C. C. Petty, M. E. Austin, J. Lohr, T. C. Luce, M. A. Makowski, R. Prater, R. W. Harvey, A. P. Smirnov
Fusion Science and Technology | Volume 57 | Number 1 | January 2010 | Pages 10-18
Technical Paper | doi.org/10.13182/FST10-A9264
Articles are hosted by Taylor and Francis Online.
Recent experiments on the DIII-D tokamak have examined the effect of particle transport on the electron cyclotron current drive (ECCD) profile using measurements of the magnetic field pitch angles by motional Stark effect polarimetry.

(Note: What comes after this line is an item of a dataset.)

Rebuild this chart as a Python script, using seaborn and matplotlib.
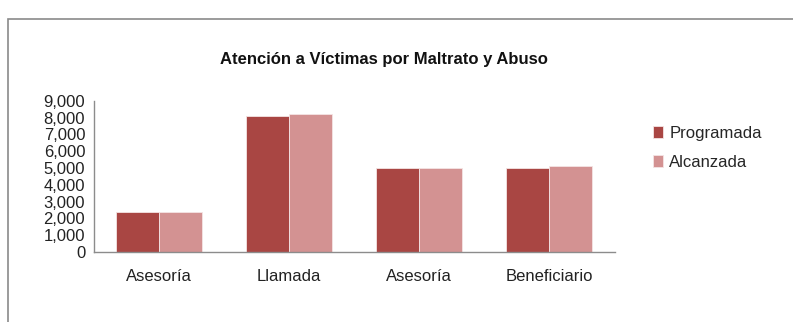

While previous ECCD studies on DIII-D did not observe any clear effects of transport, these new experiments at high ECCD power, low density, and radiation temperatures above 20 keV clearly demonstrate that the ECCD profile can be reduced and broadened compared to the Fokker-Planck code CQL3D predictions assuming no radial transport. A diffusion coefficient of [approximate]0.4 m2 /s is required in CQL3D to reproduce the experimental ECCD profile at high relative power densities, while smaller diffusion coefficients are needed at low relative power densities. This level of transport is comparable to the effective particle transport rate needed to maintain the density profile but an order of magnitude less than the electron thermal diffusivity. While radial transport of the current-carrying electrons is potentially detrimental for applications that rely on strong localization of the noninductive current, this effect should be negligible on ITER owing to its large size and low relative power density.